The Penn approach used an IBM RS6000 MicroChannel bus and a linked-list data management architecture on the I/O board which allowed larger multi-cell segments of data to be transferred across the bus. Initial experiments revealed a bottleneck in the operation of the workstation I/O controller, which was replaced with an improved version by IBM later in the project. Of more lasting concern was the interrupt overhead associated with the RS6000 architecture, which led to the choice of a periodic rather than event-driven interrupt design in order to ensure adequate processing bandwidth for applications.

A major bottleneck to achieving gigabit transfer rates common to all of these efforts was that of memory buffer copying by the operating system, and part of the work above included exploring techniques which moved data from the I/O board directly into application memory space. This area is discussed further in later parts of this section.

ATM Performance

With a change to two-cell DMA transfers, use of a later-generation DEC-Alpha workstation with the Turbochannel bus, and operating system changes discussed below, the Bellcore Osiris board achieved a transfer rate of 516 Mbps using the UDP transport protocol.
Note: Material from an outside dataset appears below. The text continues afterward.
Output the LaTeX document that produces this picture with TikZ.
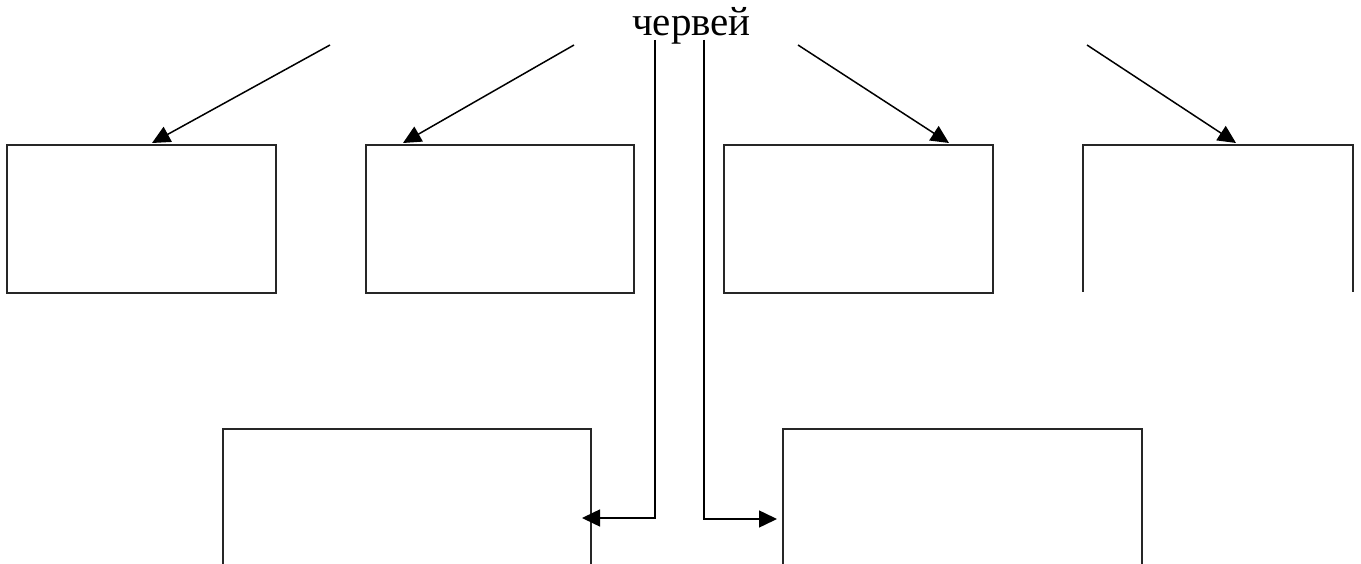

This was the full throughput rate available after AAL/ATM/SONET overheads are subtracted from the 622 Mbps link rate used, but was also near the maximum transfer rate which could be expected from the hardware architecture due to its bus and memory bandwidth constraints.

The initial Penn interface achieved a maximum transfer rate of about 90 Mbps using the UDP protocol and a single 155 Mbps SONET link on the RS6000, and it was estimated that this performance would scale proportionally for a 622 Mbps link. A subsequent implementation of the Penn interface on an HP PA-RISC workstation achieved a transfer rate of 215 Mbps using the TCP protocol and a Glink physical layer [2].

The MIT VuNet DMA interface achieved a maximum application transfer rate of approximately 100 Mbps using a UDP-like transport protocol and a DEC-Alpha Turbochannel workstation. While this was well below the several hundred Mbps rate allowed by the workstation's bus and memory bandwidths, the premise of the VuNet effort was to "ride the workstation processor technology curve", that is to use the simplest specialized hardware interface possible and learn how to architect the software so that the result will naturally scale to higher rates when used with faster processors.

The MIT coprocessor implementation was not completed due to schedule problems, precluding actual measurements. Extensive simulations were carried out to predict its performance relative to other approaches, however, and are discussed in detail in [2].

In summary, the testbed work in this area demonstrated both that direct cell-based interfacing of workstations to gigabit ATM networks was feasible and that some aspects of workstation architectures needed to be redesigned to make it reasonable. In particular, the design space explorations in Aurora laid the groundwork for the subsequent development of high speed ATM SAR chipsets by industry, and provided an understanding of the improvements needed to workstation I/O architectures for gigabit ATM networking.